Five sites were studied in an “Environmental Constraints Analysis” by the CSD’s consultants, Cleath-Harris Geologists, and two of them passed muster.

The sites studied included two sites on Sage Avenue, one of which already has an agricultural well; Andre Avenue; a former community septic system site that served the Bayridge Estates neighborhood; and a site on Ramona Avenue in a County right of way.

After the constraints analysis, the Bayridge and Andre sites rose to the top.

The district board in November decided to go ahead at the Bayridge Estates site, which is already owned by the CSD. The anticipated yield from a new well there is 80-acre feet a year, but the yield from the Andre Avenue site is 140 AFY.
Munds told Estero Bay News that the chosen site is bordered by an office complex at the southern end of South Bay Boulevard, the Sage Eco-Landscaping Company headquarters, and nearby homes.

Asked if he has concerns about contaminates in the ground water underneath an old leach field, Munds said the upper aquifer is 150-200 feet deep at the site and the new well will be drilled down to 650-700 feet.
“We’re going well below the upper aquifer,” Munds said. “There aren’t any water quality issues; the field has been inactive for about four years now.” In the end, Bayridge had the easier path to fruition.

He noted that there are still many steps to be taken before they actually drill for water, which he hopes can be done before the end of this year.

They still must complete the environmental review under the California Environmental Quality Act (CEQA), he said, and obtain a minor use permit from the County to drill the well.
The Bayridge site is zoned for public facilities and thus avoids needing a Coastal Development Permit (called for if zoning is changed).

“Per the Environmental Constraints Analysis,” Munds’ report said, “the site is the least constrained and, environmentally, is the preferred alternative.”

It’s also possible that a shallower well, into the upper aquifer could also be drilled and added to the yield, perhaps bridging the gap with the Andre Avenue’s yield.

The biggest challenge comes in the location. The new well site is outside the CSD’s water service area, Munds said, and they need to run a pipeline down to the system to connect it.

Munds said they have not worked up a cost estimate for the job but guessed that the new well could be $750,000, plus a like amount for the pipeline, for a ballpark estimate of about $1.5 million.

He said the District’s engineering firm, The Wallace Group, would design the pipeline project and Cleath-Harris would do the environmental reviews and permitting. Munds and the District Engineer Rob Miller would act as project managers, he said.
So far the District has invested $24,100 in the project and has another $8,000-$15,000 in expected expenses including a survey for shoulder band dune snails, a protected species in town.
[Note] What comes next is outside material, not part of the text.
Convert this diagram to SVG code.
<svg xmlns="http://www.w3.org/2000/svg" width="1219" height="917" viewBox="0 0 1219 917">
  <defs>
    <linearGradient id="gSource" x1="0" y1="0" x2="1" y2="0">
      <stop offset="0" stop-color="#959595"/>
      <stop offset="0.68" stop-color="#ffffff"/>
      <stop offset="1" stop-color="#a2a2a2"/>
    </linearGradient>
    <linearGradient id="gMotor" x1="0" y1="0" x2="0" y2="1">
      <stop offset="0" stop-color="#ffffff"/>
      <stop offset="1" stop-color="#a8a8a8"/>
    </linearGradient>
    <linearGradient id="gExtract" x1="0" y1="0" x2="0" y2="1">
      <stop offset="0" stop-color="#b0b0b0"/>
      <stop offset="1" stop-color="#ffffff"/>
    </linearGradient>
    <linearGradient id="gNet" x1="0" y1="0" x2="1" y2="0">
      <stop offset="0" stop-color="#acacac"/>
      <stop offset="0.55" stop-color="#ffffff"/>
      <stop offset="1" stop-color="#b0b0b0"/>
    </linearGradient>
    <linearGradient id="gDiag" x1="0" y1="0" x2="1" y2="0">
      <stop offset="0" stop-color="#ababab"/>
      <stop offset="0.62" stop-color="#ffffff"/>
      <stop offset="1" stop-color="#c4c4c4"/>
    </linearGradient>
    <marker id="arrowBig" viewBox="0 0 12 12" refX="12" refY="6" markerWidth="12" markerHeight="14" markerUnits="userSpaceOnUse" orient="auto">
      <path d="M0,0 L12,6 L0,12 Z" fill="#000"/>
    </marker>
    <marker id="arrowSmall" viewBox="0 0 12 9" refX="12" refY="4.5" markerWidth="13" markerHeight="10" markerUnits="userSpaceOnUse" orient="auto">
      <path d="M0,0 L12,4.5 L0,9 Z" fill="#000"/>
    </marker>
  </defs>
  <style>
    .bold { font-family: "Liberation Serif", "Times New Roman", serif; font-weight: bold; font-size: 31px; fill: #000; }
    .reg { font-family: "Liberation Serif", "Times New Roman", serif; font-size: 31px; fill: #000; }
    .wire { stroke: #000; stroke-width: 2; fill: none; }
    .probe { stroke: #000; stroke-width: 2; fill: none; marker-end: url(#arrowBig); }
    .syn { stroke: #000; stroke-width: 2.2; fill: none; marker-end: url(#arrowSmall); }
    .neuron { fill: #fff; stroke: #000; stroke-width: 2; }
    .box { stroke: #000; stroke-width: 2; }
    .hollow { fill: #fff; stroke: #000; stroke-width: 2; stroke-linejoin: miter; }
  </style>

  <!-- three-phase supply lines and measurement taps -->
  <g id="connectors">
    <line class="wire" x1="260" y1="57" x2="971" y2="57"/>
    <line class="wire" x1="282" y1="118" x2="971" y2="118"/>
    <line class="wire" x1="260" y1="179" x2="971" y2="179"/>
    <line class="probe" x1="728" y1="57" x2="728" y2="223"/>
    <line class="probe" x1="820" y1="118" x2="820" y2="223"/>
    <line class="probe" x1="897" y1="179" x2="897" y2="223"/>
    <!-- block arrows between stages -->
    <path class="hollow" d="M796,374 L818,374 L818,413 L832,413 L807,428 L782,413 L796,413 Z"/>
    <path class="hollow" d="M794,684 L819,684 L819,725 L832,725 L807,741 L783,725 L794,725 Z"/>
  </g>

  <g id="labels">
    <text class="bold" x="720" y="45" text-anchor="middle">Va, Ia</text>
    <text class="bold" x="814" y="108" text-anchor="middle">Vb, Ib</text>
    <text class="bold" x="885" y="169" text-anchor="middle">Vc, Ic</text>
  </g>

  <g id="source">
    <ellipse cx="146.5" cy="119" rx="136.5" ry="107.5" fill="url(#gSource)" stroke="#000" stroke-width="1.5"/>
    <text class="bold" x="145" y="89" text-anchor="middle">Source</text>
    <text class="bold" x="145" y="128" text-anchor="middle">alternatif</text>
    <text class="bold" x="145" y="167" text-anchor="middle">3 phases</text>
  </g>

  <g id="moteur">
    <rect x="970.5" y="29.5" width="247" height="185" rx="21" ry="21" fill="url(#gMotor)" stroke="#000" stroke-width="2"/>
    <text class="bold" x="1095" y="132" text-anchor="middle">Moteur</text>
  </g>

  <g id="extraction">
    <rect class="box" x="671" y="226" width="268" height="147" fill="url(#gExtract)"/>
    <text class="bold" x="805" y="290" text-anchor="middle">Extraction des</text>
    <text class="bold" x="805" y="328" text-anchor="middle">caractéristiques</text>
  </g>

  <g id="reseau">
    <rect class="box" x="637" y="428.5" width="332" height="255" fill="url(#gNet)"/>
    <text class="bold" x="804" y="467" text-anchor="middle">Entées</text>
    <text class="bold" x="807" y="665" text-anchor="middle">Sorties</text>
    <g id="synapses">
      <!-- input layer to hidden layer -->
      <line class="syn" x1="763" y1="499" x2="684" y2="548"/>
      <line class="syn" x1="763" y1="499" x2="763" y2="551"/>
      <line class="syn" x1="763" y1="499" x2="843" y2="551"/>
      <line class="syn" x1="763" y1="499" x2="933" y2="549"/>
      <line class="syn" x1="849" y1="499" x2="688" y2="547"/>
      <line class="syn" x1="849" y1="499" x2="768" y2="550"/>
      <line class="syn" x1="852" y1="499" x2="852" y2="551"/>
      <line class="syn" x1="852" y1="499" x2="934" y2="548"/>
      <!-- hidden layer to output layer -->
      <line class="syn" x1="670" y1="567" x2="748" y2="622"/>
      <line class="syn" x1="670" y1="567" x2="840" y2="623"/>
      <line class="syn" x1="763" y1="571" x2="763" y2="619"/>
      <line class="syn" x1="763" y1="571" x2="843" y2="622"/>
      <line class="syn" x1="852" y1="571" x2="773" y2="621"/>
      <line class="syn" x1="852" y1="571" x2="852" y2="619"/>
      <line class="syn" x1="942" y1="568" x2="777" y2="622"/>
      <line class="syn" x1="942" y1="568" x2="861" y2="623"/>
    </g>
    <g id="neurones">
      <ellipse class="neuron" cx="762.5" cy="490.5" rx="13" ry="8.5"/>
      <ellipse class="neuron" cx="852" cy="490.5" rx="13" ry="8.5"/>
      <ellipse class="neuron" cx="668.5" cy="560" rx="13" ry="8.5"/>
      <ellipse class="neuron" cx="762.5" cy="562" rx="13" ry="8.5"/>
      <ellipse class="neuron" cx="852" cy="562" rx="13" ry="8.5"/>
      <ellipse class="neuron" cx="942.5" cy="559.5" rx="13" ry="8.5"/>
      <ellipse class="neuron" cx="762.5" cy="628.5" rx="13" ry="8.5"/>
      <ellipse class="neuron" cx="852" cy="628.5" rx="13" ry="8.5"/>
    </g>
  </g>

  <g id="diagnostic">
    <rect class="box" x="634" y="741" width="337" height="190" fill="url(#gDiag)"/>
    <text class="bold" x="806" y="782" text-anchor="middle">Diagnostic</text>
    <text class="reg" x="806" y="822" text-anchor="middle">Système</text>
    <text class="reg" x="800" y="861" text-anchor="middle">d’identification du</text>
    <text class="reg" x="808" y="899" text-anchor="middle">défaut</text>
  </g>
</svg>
They also anticipate another $10,000 to prepare the bid package that would go out to potential contractors sometime in the next fiscal year (after July 1).

And under another provision of the Basin Plan, Munds said a couple of years ago, the CSD drilled a new, shallow well at the District’s maintenance yard at the corner of 8th and El Moro, which to their surprise was not high in nitrates.

The water quality is good enough that it is being blended with water from an existing well that taps the lower aquifer, to meet the nitrate limits in drinking water standards.